Le Groupement provincial de l'industrie du médicament (GPIM) craint que le déplafonnement des allocations professionnelles des pharmaciens, qui pourrait entrer en vigueur dès le mois de février, « n'ouvre la porte à des problèmes de conflits d'intérêts ». De son côté, l'Ordre des pharmaciens du Québec affirme « se questionner » à ce sujet et tiendra une rencontre aujourd'hui pour éclaircir la question.

En juin, le gouvernement a signé une entente avec les pharmaciens qui prévoit des coupes d'honoraires de 133 millions par année pendant trois ans. Pour permettre aux pharmaciens d'absorber ces coupes, Québec a annoncé le déplafonnement sur trois ans de leurs allocations professionnelles.

Aussi appelées « ristournes », ces allocations sont des sommes ou des avantages accordés par des fabricants de médicaments génériques aux pharmaciens. Ces sommes doivent être dépensées dans les pharmacies. Depuis 2012, le plafond des allocations professionnelles des pharmaciens est gelé à 15 % au Québec.
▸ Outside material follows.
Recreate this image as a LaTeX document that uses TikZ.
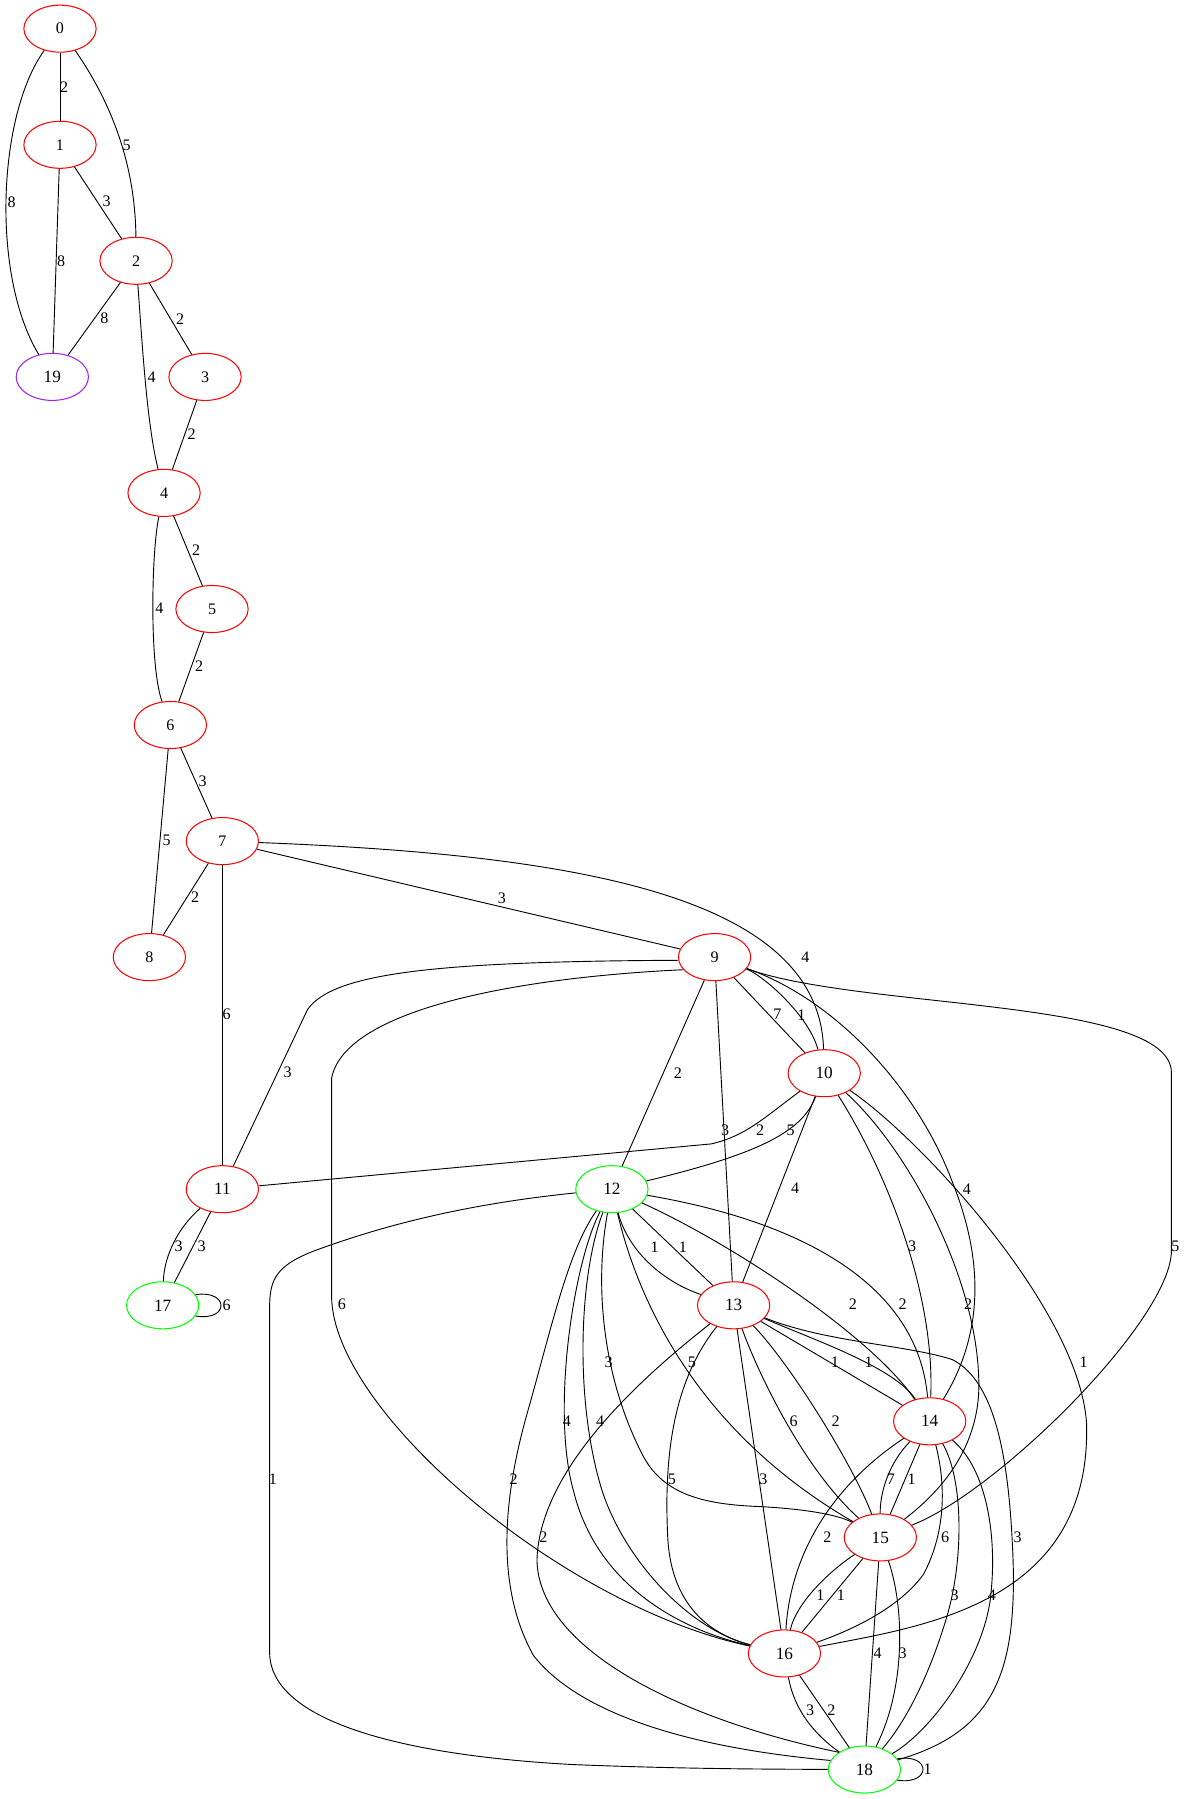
\documentclass[tikz,border=0pt]{standalone}
\usepackage{fontspec}
\setmainfont{Liberation Serif}
\usetikzlibrary{shapes.geometric}
\definecolor{gvred}{RGB}{255,0,0}
\definecolor{gvgreen}{RGB}{0,255,0}
\definecolor{gvpurple}{RGB}{160,32,240}
\begin{document}
\begin{tikzpicture}[x=1pt,y=-1pt,
  nd/.style={ellipse, draw=gvred, line width=0.9pt, minimum width=63pt, minimum height=41pt, inner sep=0pt, font=\fontsize{14}{16}\selectfont},
  ndg/.style={nd, draw=gvgreen},
  ndp/.style={nd, draw=gvpurple},
  big/.style={font=\fontsize{15}{17}\selectfont},
  el/.style={inner sep=0pt, font=\fontsize{14}{16}\selectfont},
  ed/.style={line width=0.8pt, black}]
\useasboundingbox (0,0) rectangle (1035,1568);

% nodes
\node[nd] (n0) at (52.3,25) {0};
\node[nd] (n1) at (52.3,126.2) {1};
\node[nd] (n2) at (118.6,227.3) {2};
\node[ndp,big] (n19) at (45.6,328.5) {19};
\node[nd] (n3) at (178.7,328.5) {3};
\node[nd] (n4) at (143,429.6) {4};
\node[nd] (n5) at (184.8,530.8) {5};
\node[nd] (n6) at (148.5,631.9) {6};
\node[nd] (n7) at (193.8,733.1) {7};
\node[nd] (n8) at (130.2,834.2) {8};
\node[nd] (n9) at (622.8,834.2) {9};
\node[nd,big] (n10) at (718.4,935.4) {10};
\node[nd,big] (n11) at (193.8,1036.5) {11};
\node[ndg,big] (n12) at (533.3,1036.5) {12};
\node[ndg,big] (n17) at (141.8,1137.7) {17};
\node[nd,big] (n13) at (639.4,1137.7) {13};
\node[nd,big] (n14) at (810.3,1238.8) {14};
\node[nd,big] (n15) at (767.3,1340) {15};
\node[nd,big] (n16) at (683.7,1441.1) {16};
\node[ndg,big] (n18) at (753.4,1542.3) {18};

% upper chain
\draw[ed] (n0) -- (n1);
\node[el] (l01) at (55.8,75.6) {2};
\draw[ed] (n0) .. controls (101,95) and (118,150) .. (n2);
\node[el] (l02) at (110.4,126.4) {5};
\draw[ed] (n0) .. controls (-2,100) and (-8,240) .. (n19);
\node[el] (l019) at (10.2,176.4) {8};
\draw[ed] (n1) -- (n19);
\node[el] (l119) at (53.2,228) {8};
\draw[ed] (n1) -- (n2);
\node[el] (l12) at (93,175.8) {3};
\draw[ed] (n2) -- (n19);
\node[el] (l219) at (91,277.5) {8};
\draw[ed] (n2) -- (n3);
\node[el] (l23) at (157,278.4) {2};
\draw[ed] (n2) .. controls (124,300) and (128,370) .. (n4);
\node[el] (l24) at (132.2,328.4) {4};
\draw[ed] (n3) -- (n4);
\node[el] (l34) at (167,378.8) {2};
\draw[ed] (n4) -- (n5);
\node[el] (l45) at (170.9,479.5) {2};
\draw[ed] (n4) .. controls (132,480) and (130,580) .. (n6);
\node[el] (l46) at (139,530.5) {4};
\draw[ed] (n5) -- (n6);
\node[el] (l56) at (173.5,580.5) {2};
\draw[ed] (n6) -- (n7);
\node[el] (l67) at (176.7,681.2) {3};
\draw[ed] (n6) -- (n8);
\node[el] (l68) at (145.3,732.2) {5};
\draw[ed] (n7) -- (n8);
\node[el] (l78) at (170,782.2) {2};
\draw[ed] (n7) -- (n11);
\node[el] (l711) at (197.6,884) {6};
\draw[ed] (n7) -- (n9);
\node[el] (l79) at (437.4,783.3) {3};
\draw[ed] (n7) .. controls (500,745) and (714,780) .. (n10);
\node[el] (l710) at (702,834) {4};

% node 9
\draw[ed] (n9.185) .. controls (380,838) and (290,848) .. (268,880) -- (n11);
\node[el] (l911) at (250.8,935) {3};
\draw[ed] (n9.202) .. controls (450,852) and (300,880) .. (289,940) -- (289,1130) .. controls (290,1230) and (490,1400) .. (n16);
\node[el] (l916) at (298,1137) {6};
\draw[ed] (n9) -- (n10);
\node[el] (l910a) at (677.6,884.4) {7};
\draw[ed] (n9) .. controls (665,850) and (705,885) .. (n10);
\node[el] (l910b) at (698.5,884.4) {1};
\draw[ed] (n9) -- (n12);
\node[el] (l912) at (590.8,935) {2};
\draw[ed] (n9) -- (n13);
\node[el] (l913) at (632,985.2) {3};
\draw[ed] (n9) .. controls (730,872) and (800,950) .. (830,1030) .. controls (850,1080) and (865,1150) .. (n14);
\node[el] (l914) at (842.8,1036.1) {4};
\draw[ed] (n9) .. controls (750,880) and (1021,870) .. (1021,935) -- (1021,1090) .. controls (1021,1150) and (870,1300) .. (n15);
\node[el] (l915) at (1024.4,1086.1) {5};

% node 10
\draw[ed] (n10) .. controls (665,975) and (650,990) .. (620,997) -- (n11);
\node[el] (l1011) at (662.6,985.2) {2};
\draw[ed] (n10) .. controls (700,985) and (665,1005) .. (n12);
\node[el] (l1012) at (689,985) {5};
\draw[ed] (n10) -- (n13);
\node[el] (l1013) at (693,1036) {4};
\draw[ed] (n10) .. controls (775,1025) and (815,1130) .. (n14);
\node[el] (l1014) at (794.9,1086.1) {3};
\draw[ed] (n10) .. controls (790,1000) and (850,1110) .. (853,1200) .. controls (856,1260) and (820,1300) .. (n15);
\node[el] (l1015) at (843.9,1137) {2};
\draw[ed] (n10) .. controls (800,990) and (940,1140) .. (947,1240) .. controls (952,1400) and (800,1418) .. (n16);
\node[el] (l1016) at (944.5,1187.2) {1};

% node 11 / 17
\draw[ed] (n11) .. controls (155,1070) and (143,1095) .. (n17);
\node[el] (l1117a) at (155.8,1086.3) {3};
\draw[ed] (n11) -- (n17);
\node[el] (l1117b) at (175.8,1086.3) {3};
\draw[ed] (n17.18) .. controls (200,1124) and (200,1152) .. (n17.-18);
\node[el] (l1717) at (197.6,1137.4) {6};

% node 12
\draw[ed] (n12) -- (n13);
\node[el] (l1213b) at (595.2,1087) {1};
\draw[ed] (n12) .. controls (548,1092) and (580,1118) .. (n13);
\node[el] (l1213a) at (570.5,1087) {1};
\draw[ed] (n12) .. controls (640,1085) and (760,1165) .. (n14);
\node[el] (l1214a) at (743.4,1137) {2};
\draw[ed] (n12) .. controls (700,1065) and (800,1120) .. (n14);
\node[el] (l1214b) at (786.8,1137) {2};
\draw[ed] (n12) .. controls (518,1120) and (525,1200) .. (560,1268) .. controls (577,1301) and (610,1311) .. (660,1313) .. controls (700,1315) and (730,1320) .. (n15);
\node[el] (l1215a) at (530.4,1187.2) {3};
\draw[ed] (n12) .. controls (560,1150) and (620,1255) .. (n15);
\node[el] (l1215b) at (603,1187.2) {5};
\draw[ed] (n12) .. controls (500,1100) and (480,1230) .. (500,1300) .. controls (520,1380) and (590,1420) .. (n16);
\node[el] (l1216a) at (494,1238.7) {4};
\draw[ed] (n12) .. controls (505,1110) and (500,1220) .. (525,1300) .. controls (545,1360) and (600,1420) .. (n16);
\node[el] (l1216b) at (523.1,1238.7) {4};
\draw[ed] (n12) .. controls (400,1050) and (330,1070) .. (280,1088) .. controls (240,1102) and (235,1115) .. (235,1140) -- (235,1440) .. controls (235,1500) and (350,1530) .. (500,1538) .. controls (600,1542) and (680,1542) .. (n18);
\node[el] (l1218a) at (237.8,1289) {1};
\draw[ed] (n12) .. controls (495,1090) and (480,1160) .. (460,1230) .. controls (440,1300) and (430,1380) .. (465,1443) .. controls (510,1500) and (620,1525) .. (n18.165);
\node[el] (l1218b) at (447.6,1289) {2};

% node 13
\draw[ed] (n13) .. controls (560,1200) and (470,1280) .. (468,1360) .. controls (470,1440) and (600,1500) .. (n18.146);
\node[el] (l1318a) at (473.7,1339.8) {2};
\draw[ed] (n13) .. controls (590,1200) and (578,1260) .. (582,1340) .. controls (585,1400) and (620,1425) .. (n16);
\node[el] (l1316a) at (585.6,1289) {5};
\draw[ed] (n13) -- (n16);
\node[el] (l1316b) at (665.3,1289) {3};
\draw[ed] (n13) .. controls (660,1195) and (700,1280) .. (n15);
\node[el] (l1315a) at (691.7,1238.7) {6};
\draw[ed] (n13) .. controls (690,1190) and (745,1280) .. (n15);
\node[el] (l1315b) at (728.3,1238.7) {2};
\draw[ed] (n13) -- (n14);
\node[el] (l1314a) at (727.7,1187.5) {1};
\draw[ed] (n13) .. controls (710,1168) and (780,1192) .. (n14);
\node[el] (l1314b) at (757,1187.5) {1};
\draw[ed] (n13) .. controls (720,1170) and (790,1172) .. (830,1185) .. controls (870,1205) and (880,1280) .. (883,1360) .. controls (886,1460) and (865,1510) .. (n18);
\node[el] (l1318b) at (887,1339.8) {3};

% node 14
\draw[ed] (n14) .. controls (775,1275) and (767,1300) .. (n15);
\node[el] (l1415a) at (776.4,1289) {7};
\draw[ed] (n14) -- (n15);
\node[el] (l1415b) at (794.5,1289) {1};
\draw[ed] (n14) .. controls (740,1285) and (690,1340) .. (n16);
\node[el] (l1416a) at (721.2,1339.8) {2};
\draw[ed] (n14) .. controls (826,1300) and (822,1340) .. (805,1372) .. controls (785,1400) and (745,1420) .. (n16);
\node[el] (l1416b) at (823.7,1339.8) {6};
\draw[ed] (n14) .. controls (840,1290) and (840,1360) .. (825,1410) .. controls (810,1460) and (790,1500) .. (n18);
\node[el] (l1418a) at (832,1390.7) {3};
\draw[ed] (n14) .. controls (860,1280) and (870,1340) .. (863,1395) .. controls (855,1450) and (810,1510) .. (n18);
\node[el] (l1418b) at (864.5,1390.7) {4};

% node 15
\draw[ed] (n15) .. controls (725,1368) and (695,1395) .. (n16);
\node[el] (l1516a) at (715,1390.7) {1};
\draw[ed] (n15) -- (n16);
\node[el] (l1516b) at (733,1390.7) {1};
\draw[ed] (n15) -- (n18);
\node[el] (l1518a) at (765,1440.9) {4};
\draw[ed] (n15) .. controls (788,1400) and (790,1470) .. (n18);
\node[el] (l1518b) at (786.8,1440.9) {3};

% node 16 / 18
\draw[ed] (n16) .. controls (692,1490) and (710,1512) .. (n18);
\node[el] (l1618a) at (706,1490.9) {3};
\draw[ed] (n16) -- (n18);
\node[el] (l1618b) at (724.7,1490.9) {2};
\draw[ed] (n18.18) .. controls (812,1528) and (812,1556) .. (n18.-18);
\node[el] (l1818) at (808.5,1542) {1};
\end{tikzpicture}
\end{document}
Pierre Morin, président du GPIM, qui représente des PME fabricantes de médicaments génériques au Québec, croit que le déplafonnement représente un risque pour l'industrie. « Déjà, on voit des compagnies parler d'allocations atteignant 50 %, voire 60 %. Les PME ne pourront absorber de tels montants », dit-il.

Hier, l'Association canadienne du médicament générique a également publié une étude qui s'inquiète de l'impact du déplafonnement des allocations sur la rentabilité des fabricants de médicaments génériques.

Problèmes éthiques

M. Morin croit également que le déplafonnement soulève « de nombreuses questions éthiques ». En effet, depuis l'été dernier, les pharmaciens peuvent faire de nouveaux actes, comme renouveler des ordonnances et prescrire des médicaments pour des conditions mineures.

« Les pharmaciens seront portés à prescrire les molécules qui leur rapportent le plus de ristournes. Je suis abasourdi que personne ne se soit posé la question avant », dit-il.

Le conseil d'administration de l'Ordre des pharmaciens se réunira aujourd'hui à ce sujet et n'a pas voulu commenter la question, hier.

Jean Bourcier, directeur général de l'Association québécoise des pharmaciens propriétaires, croit que ces craintes ne sont pas fondées. « Huit provinces ont levé leur plafond d'allocations professionnelles et les fabricants de médicaments génériques y sont toujours », note-t-il.

M. Bourcier ajoute que les nouveaux actes que peuvent faire les pharmaciens sont « encadrés par le code de déontologie de la profession ». « Le gouvernement possède aussi un registre de toutes les allocations. C'est plus encadré que nulle part au Canada », note M. Bourcier.

Il ajoute que parmi les nouveaux actes, les pharmaciens peuvent renouveler une ordonnance. « Mais celle-ci est déjà existante. On ne peut pas la changer », dit-il. Les pharmaciens peuvent aussi prescrire des médicaments pour certaines conditions mineures. « Mais souvent, il n'y a pas de médicaments génériques pour ça », précise-t-il.